Henry was brought up Lutheran, the leading church in his boyhood town, but when he went to college he gravitated to the Episcopal Church. He attended his first Quaker Meeting while working with the AFSC and became a member of Radnor Meeting in 1951. Over the years he was very active in that Meeting and in other Quaker organizations. He was active in the AFSC for thirty years, serving as chairman of the Board of Trustees and on many committees. He was on the boards of Friends Journal and Haverford College. In 1999 he transferred his membership from Radnor to Midcoast Meeting.

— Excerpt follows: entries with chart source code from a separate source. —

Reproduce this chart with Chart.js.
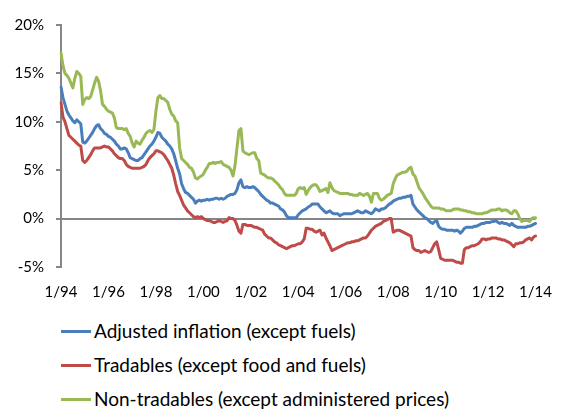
<!DOCTYPE html>
<html>
<head>
<meta charset="utf-8">
<script src="https://cdn.jsdelivr.net/npm/chart.js@4.4.0/dist/chart.umd.min.js"></script>
<style>
	body { margin: 0; background: #fff; }
	#wrap { position: relative; width: 568px; height: 410px; overflow: hidden; }
	#chart { position: absolute; left: 0; top: 0; }
	.item { position: absolute; left: 61px; height: 22px; font-family: Lato, sans-serif; font-size: 19px; color: #000; white-space: nowrap; }
	.item span.swatch { position: absolute; left: 0; top: 10px; width: 30px; height: 3px; }
	.item span.text { position: absolute; left: 33px; top: 0; line-height: 22px; }
</style>
</head>
<body>
<div id="wrap">
	<canvas id="chart" width="568" height="310"></canvas>
	<div id="legend"></div>
</div>
<script>
// monthly data, 1/94 .. 1/14
var tickLabels = ["1/94", "1/96", "1/98", "1/00", "1/02", "1/04", "1/06", "1/08", "1/10", "1/12", "1/14"];
var seriesNames = [
	"Adjusted inflation (except fuels)",
	"Tradables (except food and fuels)",
	"Non-tradables (except administered prices)"
];
var seriesColors = ["#4a7ebb", "#be4b48", "#98b954"];

var adjusted = [
	13.6, 12.5, 11.8, 11.1, 10.7, 10.4, 10.1, 9.9, 10.2, 10.0, 9.8, 7.9,
	7.8, 8.0, 8.3, 8.6, 8.9, 9.3, 9.6, 9.7, 9.3, 9.1, 8.8, 8.7,
	8.5, 8.4, 8.2, 8.0, 7.7, 7.5, 7.2, 7.2, 7.3, 7.2, 6.8, 6.3,
	6.2, 6.1, 6.0, 6.0, 6.2, 6.3, 6.6, 6.9, 7.2, 7.5, 7.7, 8.0,
	8.4, 8.9, 8.8, 8.4, 8.2, 8.0, 7.7, 7.5, 7.2, 6.7, 6.0, 5.2,
	4.6, 3.6, 3.1, 2.7, 2.6, 2.4, 2.2, 2.0, 1.6, 1.8, 1.9, 1.8,
	1.9, 1.9, 2.0, 1.9, 2.0, 2.0, 2.1, 2.1, 2.0, 2.1, 2.0, 2.1,
	2.3, 2.4, 2.5, 2.5, 2.6, 3.0, 3.7, 4.0, 3.3, 3.2, 3.3, 3.2,
	3.2, 3.3, 3.2, 3.0, 2.8, 2.5, 2.3, 2.1, 1.9, 1.8, 1.6, 1.6,
	1.5, 1.4, 1.3, 1.0, 0.9, 0.7, 0.3, 0.1, 0.1, 0.1, 0.1, 0.1,
	0.4, 0.6, 0.8, 0.9, 1.0, 1.2, 1.3, 1.5, 1.5, 1.5, 1.5, 1.2,
	1.0, 0.8, 0.6, 0.7, 0.8, 0.6, 0.5, 0.5, 0.5, 0.3, 0.4, 0.5,
	0.5, 0.5, 0.5, 0.5, 0.6, 0.7, 0.8, 0.7, 0.6, 0.6, 0.8, 0.7,
	0.6, 0.5, 0.7, 1.0, 0.9, 0.8, 1.0, 1.0, 1.1, 1.3, 1.5, 1.6,
	1.8, 1.9, 2.0, 2.1, 2.1, 2.2, 2.2, 2.3, 2.3, 2.4, 1.5, 1.2,
	0.9, 0.7, 0.5, 0.3, 0.1, 0.0, -0.2, -0.4, -0.5, -0.3, -0.2, -0.8,
	-1.0, -1.1, -1.1, -1.2, -1.2, -1.2, -1.2, -1.3, -1.2, -1.3, -1.5, -1.3,
	-1.0, -0.9, -0.9, -0.9, -0.9, -0.8, -0.8, -0.7, -0.6, -0.5, -0.5, -0.4,
	-0.4, -0.4, -0.3, -0.3, -0.2, -0.4, -0.5, -0.4, -0.5, -0.5, -0.6, -0.7,
	-0.5, -0.7, -0.8, -0.9, -0.9, -0.9, -0.9, -0.9, -0.8, -0.8, -0.7, -0.6,
	-0.5
];

var tradables = [
	12.0, 10.5, 10.0, 9.3, 8.6, 8.4, 8.2, 8.0, 7.8, 7.6, 7.5, 6.0,
	5.8, 6.0, 6.3, 6.6, 7.0, 7.3, 7.3, 7.3, 7.3, 7.4, 7.5, 7.4,
	7.4, 7.2, 7.0, 6.7, 6.5, 6.3, 6.2, 6.2, 6.0, 5.6, 5.4, 5.3,
	5.2, 5.2, 5.2, 5.2, 5.2, 5.3, 5.4, 5.6, 6.0, 6.3, 6.5, 6.7,
	7.0, 7.0, 6.9, 6.8, 6.6, 6.3, 6.0, 5.6, 5.2, 4.5, 3.6, 2.8,
	2.4, 1.9, 1.4, 1.1, 0.8, 0.6, 0.4, 0.2, 0.1, 0.2, 0.1, 0.2,
	0.0, -0.1, -0.2, -0.2, -0.3, -0.4, -0.4, -0.3, -0.2, -0.3, -0.4, -0.3,
	-0.2, 0.1, 0.0, 0.0, -0.2, -0.7, -1.3, -1.5, -0.6, -0.6, -0.7, -0.7,
	-0.7, -0.8, -0.9, -0.9, -1.0, -1.1, -1.2, -1.6, -1.8, -2.0, -2.0, -2.2,
	-2.4, -2.5, -2.7, -2.8, -2.9, -3.0, -3.1, -3.0, -2.9, -2.8, -2.8, -2.7,
	-2.6, -2.6, -2.4, -2.1, -1.0, -1.0, -1.1, -1.1, -1.3, -1.4, -1.3, -1.2,
	-1.7, -1.5, -2.0, -2.4, -2.8, -3.3, -3.2, -3.1, -3.0, -2.9, -2.8, -2.7,
	-2.6, -2.5, -2.5, -2.4, -2.4, -2.3, -2.3, -2.2, -2.1, -2.0, -2.0, -1.8,
	-1.5, -1.2, -1.0, -0.8, -0.7, -0.6, -0.5, -0.3, -0.2, -0.1, 0.0, 0.0,
	-1.4, -1.3, -1.2, -1.2, -1.3, -1.4, -1.5, -1.6, -1.7, -1.8, -3.0, -3.2,
	-3.3, -3.3, -3.5, -3.4, -3.3, -3.4, -3.5, -3.4, -3.0, -2.6, -2.4, -3.2,
	-4.1, -4.2, -4.3, -4.3, -4.3, -4.3, -4.3, -4.4, -4.5, -4.5, -4.6, -4.6,
	-3.2, -3.0, -3.0, -2.9, -2.8, -2.8, -2.7, -2.6, -2.4, -2.1, -2.1, -2.2,
	-2.1, -2.1, -2.0, -2.0, -2.0, -2.1, -2.1, -2.2, -2.2, -2.3, -2.4, -2.5,
	-2.7, -2.9, -2.6, -2.6, -2.5, -2.5, -2.4, -2.2, -2.1, -2.0, -2.2, -1.9,
	-1.8
];

var nonTradables = [
	17.1, 15.8, 15.0, 14.8, 14.5, 14.0, 13.5, 14.5, 15.2, 15.0, 14.7, 11.8,
	12.3, 12.5, 12.4, 12.6, 13.3, 14.0, 14.6, 14.2, 13.2, 11.8, 11.6, 11.3,
	11.1, 11.0, 10.9, 10.4, 9.4, 9.3, 9.3, 9.3, 9.2, 9.3, 8.8, 8.5,
	7.8, 7.4, 8.0, 7.8, 7.7, 8.1, 8.4, 8.8, 9.0, 9.1, 8.9, 9.2,
	11.1, 12.5, 12.7, 12.4, 12.4, 12.2, 12.0, 11.3, 10.8, 10.6, 10.1, 9.9,
	7.3, 6.2, 6.0, 5.8, 5.6, 5.3, 5.2, 4.8, 4.2, 4.1, 4.3, 4.4,
	4.6, 5.0, 5.3, 5.7, 5.7, 5.8, 5.7, 5.8, 5.8, 5.9, 5.6, 5.5,
	5.4, 5.3, 5.0, 4.4, 5.5, 7.3, 9.1, 9.3, 7.0, 6.8, 6.7, 6.6,
	6.7, 6.8, 6.8, 6.2, 6.0, 4.7, 4.6, 4.5, 4.3, 4.2, 4.2, 4.1,
	3.9, 3.7, 3.5, 3.2, 3.0, 2.6, 2.4, 2.4, 2.4, 2.4, 2.4, 2.6,
	3.1, 3.2, 3.1, 3.2, 2.5, 2.9, 3.2, 3.4, 3.5, 3.5, 3.2, 2.8,
	2.9, 3.0, 3.1, 2.7, 3.7, 3.2, 2.9, 2.8, 2.7, 2.6, 2.6, 2.6,
	2.6, 2.6, 2.5, 2.5, 2.4, 2.4, 2.4, 2.6, 2.5, 2.4, 2.5, 2.6,
	2.3, 1.7, 2.6, 2.6, 2.6, 2.1, 1.9, 2.0, 2.2, 2.4, 2.5, 2.6,
	3.6, 4.1, 4.5, 4.6, 4.7, 4.8, 4.8, 4.9, 5.2, 5.3, 4.6, 4.4,
	3.8, 3.2, 2.9, 2.6, 2.2, 1.9, 1.6, 1.3, 1.1, 1.1, 1.1, 1.1,
	1.0, 1.0, 0.9, 0.8, 0.8, 0.8, 0.9, 1.0, 1.0, 1.0, 0.9, 0.9,
	0.8, 0.8, 0.7, 0.7, 0.6, 0.6, 0.5, 0.5, 0.5, 0.5, 0.6, 0.6,
	0.7, 0.8, 0.9, 0.9, 0.9, 1.0, 1.0, 0.8, 0.9, 0.9, 0.8, 0.6,
	0.5, 0.8, 0.8, 0.5, 0.0, -0.3, -0.2, -0.2, -0.2, -0.3, 0.0, 0.1,
	0.1
];

// month labels m/yy
var months = [];
for (var y = 1994; y <= 2014; y++) {
	for (var m = 1; m <= 12; m++) {
		if (months.length < adjusted.length) {
			months.push(m + "/" + String(y).slice(2));
		}
	}
}

var axisGray = "#868686";
var tickFont = { family: "Lato, sans-serif", size: 15 };

var ctx = document.getElementById("chart").getContext("2d");
var myChart = new Chart(ctx, {
	type: "line",
	data: {
		labels: months,
		datasets: [
			{ label: seriesNames[0], data: adjusted, borderColor: seriesColors[0], order: 3 },
			{ label: seriesNames[1], data: tradables, borderColor: seriesColors[1], order: 2 },
			{ label: seriesNames[2], data: nonTradables, borderColor: seriesColors[2], order: 1 },
		],
	},
	options: {
		responsive: false,
		animation: false,
		elements: {
			point: { radius: 0 },
			line: { borderWidth: 3, tension: 0, fill: false, borderCapStyle: "round", borderJoinStyle: "round" },
		},
		layout: { padding: { top: 25, right: 20, bottom: 0, left: 0 } },
		plugins: {
			legend: { display: false },
			tooltip: { enabled: false },
		},
		scales: {
			x: {
				offset: false,
				border: { display: false },
				grid: { display: false, drawTicks: false },
				ticks: {
					autoSkip: false,
					maxRotation: 0,
					padding: 16,
					color: "#000",
					font: tickFont,
					callback: function (val, i) {
						return i % 24 === 0 ? tickLabels[i / 24] : null;
					},
				},
				afterFit: function (scale) {
					scale.height = 43;
				},
			},
			y: {
				min: -5,
				max: 20,
				border: { display: true, color: axisGray, width: 2 },
				grid: {
					drawOnChartArea: true,
					color: function (c) {
						return c.tick && c.tick.value === 0 ? axisGray : "rgba(0,0,0,0)";
					},
					lineWidth: 2,
					tickColor: axisGray,
					tickLength: 5,
				},
				ticks: {
					stepSize: 5,
					padding: 12,
					color: "#000",
					font: tickFont,
					callback: function (v) {
						return v + "%";
					},
				},
				afterFit: function (scale) {
					scale.width = 61;
				},
			},
		},
	},
});

// legend below the chart, one row per series
var legend = document.getElementById("legend");
var rowTops = [320, 354, 388];
for (var i = 0; i < seriesNames.length; i++) {
	var row = document.createElement("div");
	row.className = "item";
	row.style.top = rowTops[i] + "px";
	row.innerHTML = '<span class="swatch" style="background:' + seriesColors[i] + '"></span><span class="text">' + seriesNames[i] + "</span>";
	legend.appendChild(row);
}
</script>
</body>
</html>
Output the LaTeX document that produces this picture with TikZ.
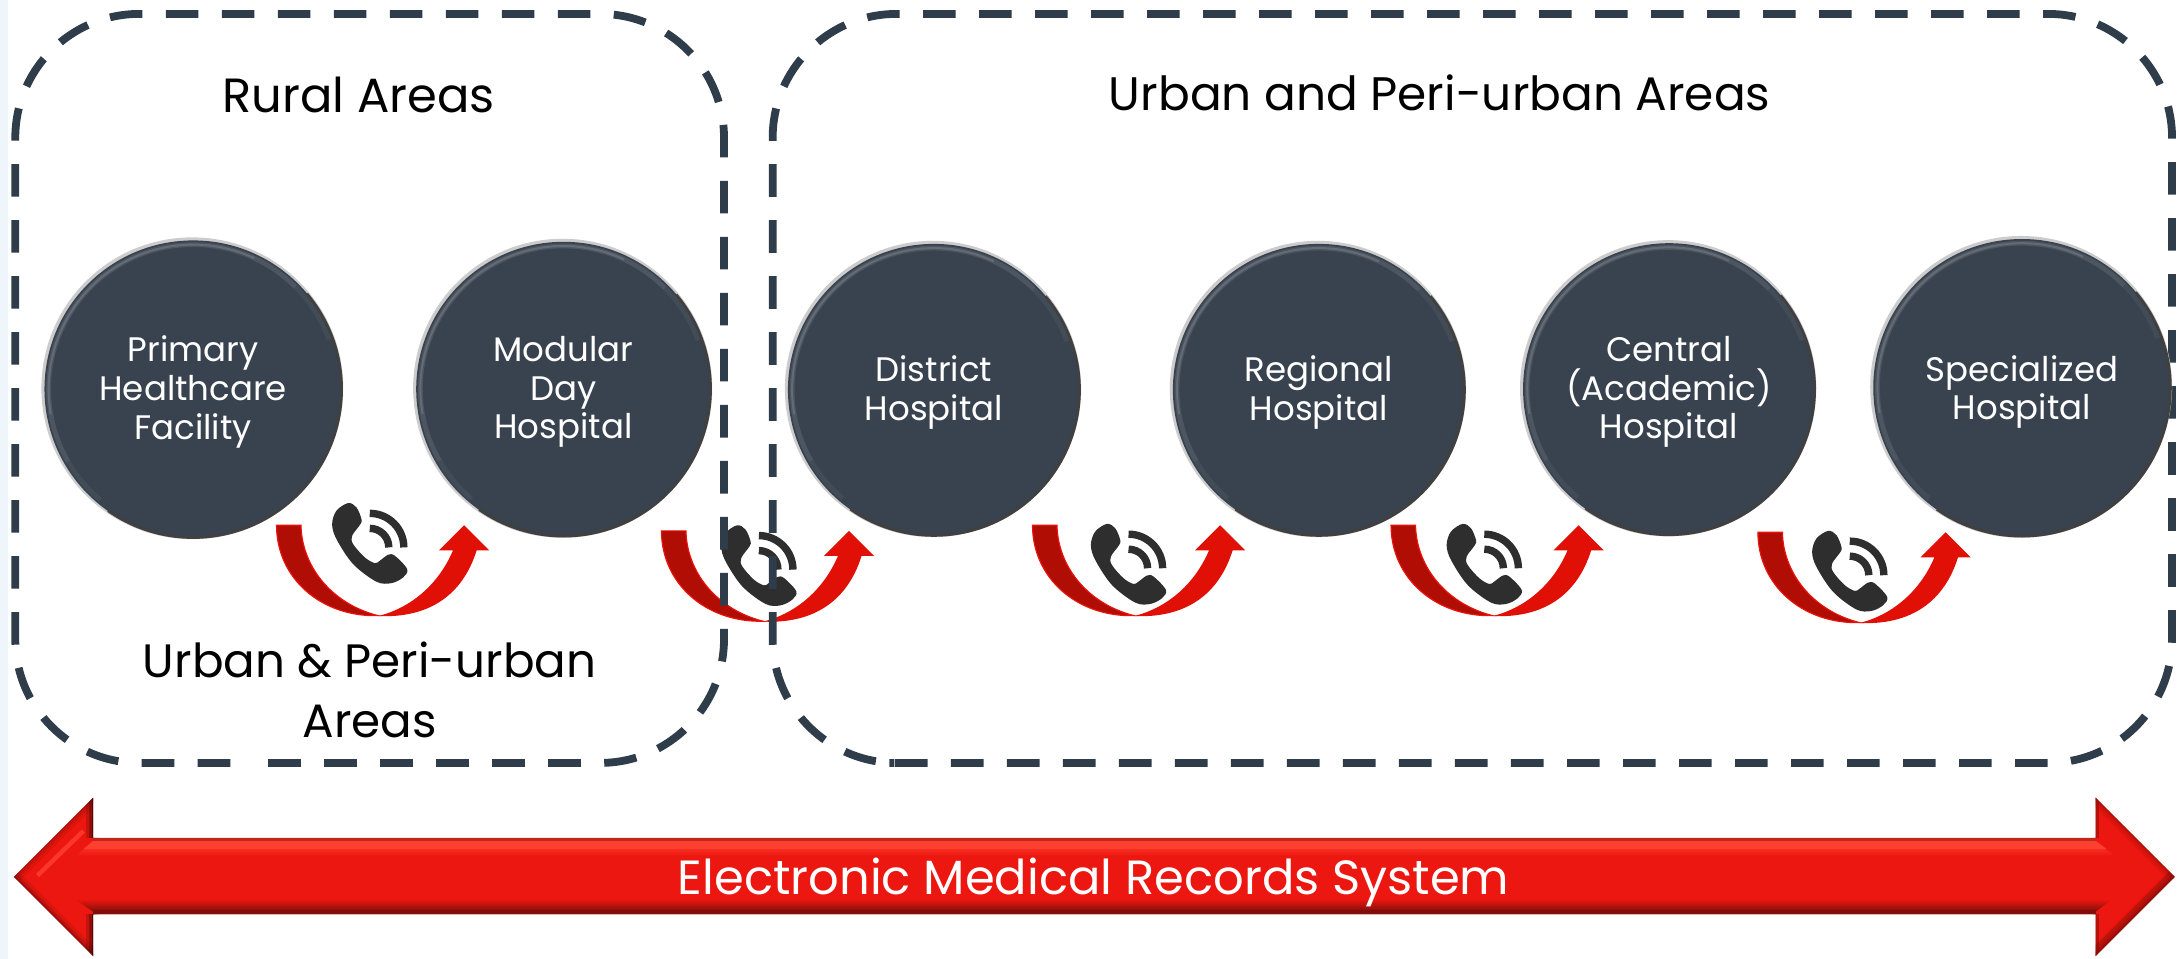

In 1972 Henry retired at the youthful age of 60. The summer before, he and Janet had started looking for property in Maine, and in 1972 they bought their Deer Isle summer home which looks out over Pickering Cove. From 1972 until 1978 they spent summers on Deer Isle and winters in Radnor. One of the things he did in those early years of retirement was to work on a part-time basis with the Quaker United Nations Program. He wrote various reports on the U.N. which were circulated to a wide international mailing list. In 1974 he served as chairman of a conference in France, which brought together diplomats and scholars to consider how to save the Mediterranean Sea from biological extinction. This conference involved Palestinians and Israelis talking together in a way that had never happened before. He also wrote a book, The United Nations and Human Survival, published by the AFSC and sold by the U.N. in New York and Geneva.

Henry knew that Janet had a strong desire to live in Maine year round, so when he saw an ad in DownEast Magazine for a house in Sheepscot, (a town he vaguely knew) he followed it up and the couple moved there in 1978. He says, “It is an 1820 house in a very small village on a very broad tidal river, in a setting reminiscent of the English countryside.” Henry was concerned with leaving his Philadelphia activities and starting from scratch, but he found many like-minded people. He and Janet have been very happy with their move of twenty-five years ago.

For many years Henry had been interested in art, and in retirement he began to paint again. Janet‘s background inspired him, but she was careful not to give instruction. At first there were only certain things he thought he could handle—the countryside in Pennsylvania or “diamonds in my own backyard,” but then his horizons broadened. He paints in an unstructured, “naïve” style. His paintings, landscapes in gouache, have been exhibited in many places in Maine and are in private collections. He was also president of the Deer Isle Artists Association for a number of years.

Although art has always been a strong interest, it has been a minor activity in busy retirement years in Maine. Henry’s major focus has been involvement with charitable organizations. After chairing the county chapter of the Red Cross, he became involved in the early 90’s with Miles Hospital in Damariscotta, where he served as president of the board and of the Miles Foundation during a period of new buildings and programs.

In 2002 Henry celebrated his 90th birthday, and today he is active, with a very vigorous mind. He has written, “A primary feature of this stage of life is that, being free of the pressing demands of earlier years, I have found increased opportunity for spiritual development. It is clear to me that each of us is a manifestation of God and that God’s love and wisdom can flow into us, giving us guidance and support in living.”

Henry Beerits is a wise, compassionate man whose presence in our Meeting and in our lives is a gift. We are indeed fortunate that Midcoast Meeting is his spiritual home.